DATASET CONTENT
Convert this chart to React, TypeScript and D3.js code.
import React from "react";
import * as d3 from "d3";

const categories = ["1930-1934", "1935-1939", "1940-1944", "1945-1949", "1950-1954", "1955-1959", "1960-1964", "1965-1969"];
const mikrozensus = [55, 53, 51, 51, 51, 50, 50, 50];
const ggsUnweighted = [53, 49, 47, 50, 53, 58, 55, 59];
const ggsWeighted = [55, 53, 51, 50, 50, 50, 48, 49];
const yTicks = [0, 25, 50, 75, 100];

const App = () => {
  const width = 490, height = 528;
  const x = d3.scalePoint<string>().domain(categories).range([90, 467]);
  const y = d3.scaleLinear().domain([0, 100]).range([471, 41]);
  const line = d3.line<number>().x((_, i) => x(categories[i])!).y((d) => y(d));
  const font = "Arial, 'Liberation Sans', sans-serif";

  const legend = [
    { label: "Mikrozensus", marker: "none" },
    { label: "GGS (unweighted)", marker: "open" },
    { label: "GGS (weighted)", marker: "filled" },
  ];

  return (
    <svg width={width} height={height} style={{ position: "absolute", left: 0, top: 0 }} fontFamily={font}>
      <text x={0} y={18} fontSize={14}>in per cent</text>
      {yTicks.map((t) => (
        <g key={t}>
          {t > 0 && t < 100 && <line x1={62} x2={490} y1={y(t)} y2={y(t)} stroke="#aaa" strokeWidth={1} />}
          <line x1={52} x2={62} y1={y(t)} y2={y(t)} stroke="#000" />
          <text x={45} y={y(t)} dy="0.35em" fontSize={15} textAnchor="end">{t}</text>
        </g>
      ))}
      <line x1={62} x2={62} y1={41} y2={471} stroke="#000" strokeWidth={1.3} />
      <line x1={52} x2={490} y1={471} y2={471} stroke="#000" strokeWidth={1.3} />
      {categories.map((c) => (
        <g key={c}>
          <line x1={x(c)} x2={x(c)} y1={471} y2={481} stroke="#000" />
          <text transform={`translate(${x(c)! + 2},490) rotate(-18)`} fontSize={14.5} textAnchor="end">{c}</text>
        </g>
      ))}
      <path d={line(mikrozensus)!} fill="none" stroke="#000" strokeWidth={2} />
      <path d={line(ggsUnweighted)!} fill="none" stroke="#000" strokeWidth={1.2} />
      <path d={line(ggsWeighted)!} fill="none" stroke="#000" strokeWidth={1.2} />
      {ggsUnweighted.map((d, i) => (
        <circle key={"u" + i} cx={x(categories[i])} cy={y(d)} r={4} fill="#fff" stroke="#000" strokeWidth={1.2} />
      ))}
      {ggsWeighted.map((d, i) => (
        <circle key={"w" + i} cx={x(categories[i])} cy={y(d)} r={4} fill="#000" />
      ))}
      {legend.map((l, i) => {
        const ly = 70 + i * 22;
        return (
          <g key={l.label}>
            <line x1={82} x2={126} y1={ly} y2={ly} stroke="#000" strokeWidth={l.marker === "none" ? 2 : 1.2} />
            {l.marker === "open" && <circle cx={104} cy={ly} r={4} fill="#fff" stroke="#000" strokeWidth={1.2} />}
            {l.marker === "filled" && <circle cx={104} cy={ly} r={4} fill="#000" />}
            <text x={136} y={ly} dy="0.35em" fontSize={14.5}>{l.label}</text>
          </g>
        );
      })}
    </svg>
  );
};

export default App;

WHAT YOU HAVE TO DO
Write out exactly, please, the lines beginning at the start of the material and ending with the line that holds "const yTicks = [0, 25, 50, 75, 100];", both included.

REPLY TO THE TASK
Convert this chart to React, TypeScript and D3.js code.
import React from "react";
import * as d3 from "d3";

const categories = ["1930-1934", "1935-1939", "1940-1944", "1945-1949", "1950-1954", "1955-1959", "1960-1964", "1965-1969"];
const mikrozensus = [55, 53, 51, 51, 51, 50, 50, 50];
const ggsUnweighted = [53, 49, 47, 50, 53, 58, 55, 59];
const ggsWeighted = [55, 53, 51, 50, 50, 50, 48, 49];
const yTicks = [0, 25, 50, 75, 100];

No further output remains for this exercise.